2. Technical Background
A balun is a device that is employed in various types of applications to convert differential (balanced) signals to unbalanced signals, and vice-versa. A Balun may also function as a transformer and is often used as a means to change or match impedances within a portion of an RF network. Balanced signals require two transmission paths. One path carries a first signal and the second path carries a second signal that is of equal amplitude and opposite in phase to the first signal. This arrangement is typically employed to cancel the deleterious effects of noise and interference that might otherwise degrade a single-ended signal. On the other hand, there are certain components in RF and wireless devices, such as power amplifiers and antennas, that are typically implemented as single ended signal devices. Accordingly, a balun is required when a device includes single-ended and differential components in a signal path.
A very popular balun for use at RF and microwave frequencies is the Marchand balun. The Marchand balun typically includes two λ/4 coupled sections that are configured to provide balanced performance. In a symmetric TEM structure, the odd-mode and the even-mode impedances of the coupled structure define the transformation ratio from the single ended impedance to the differential impedance of the balun.
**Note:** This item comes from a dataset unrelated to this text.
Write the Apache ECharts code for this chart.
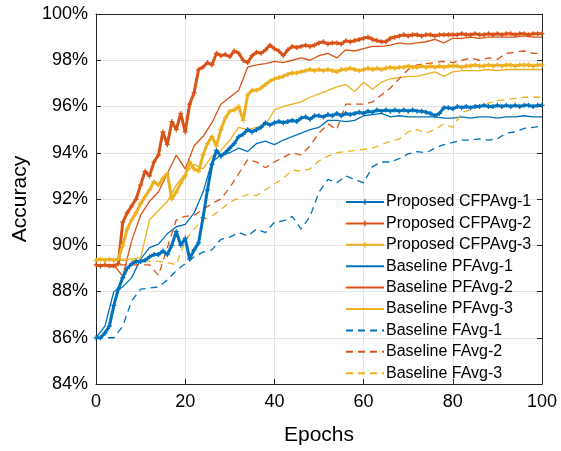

In one approach that has been considered, each of the λ/4 transmission line structures is disposed in a spiraled geometry to minimize the size of the balun in the X-Y plane and make the Marchand balun more compact. The size in the X-Y plane is further reduced, albeit at the expense of the z-dimension (i.e., profile height), by placing the coupled transmission line sections one atop the other. The typical market for such components will accommodate profile heights up to 1 mm for direct assembly onto circuit board and 0.4-0.6 mm for integration into RF modules. This approach, however, has drawbacks and limitations. In order to realize further size reductions, the dielectric constant of the dielectric material employed in the sandwiched structure must be increased to lower the quarter wavelength frequency. Unfortunately, this makes manufacturing tolerances more pronounced. The resultant balun usually exhibits a degraded performance because it is difficult to maintain an adequately high even-mode impedance and low DC resistance when the dielectric constant is high. Alternatively, if a lower dielectric constant is used, the conductor trace widths are smaller and the metal trace lengths longer. This approach, however, is unattractive because it increases insertion loss and DC resistance
What is needed therefore, is a compact balun that overcomes the deficiencies described above. In particular, what is needed is a compact balun that operates at a reduced commensurate frequency that is a fraction of the normal operating frequency of a Marchand balun of substantially the same or similar size. It is also desirable that the compact Marchand balun can be implemented with an arbitrarily selected transformation ratio.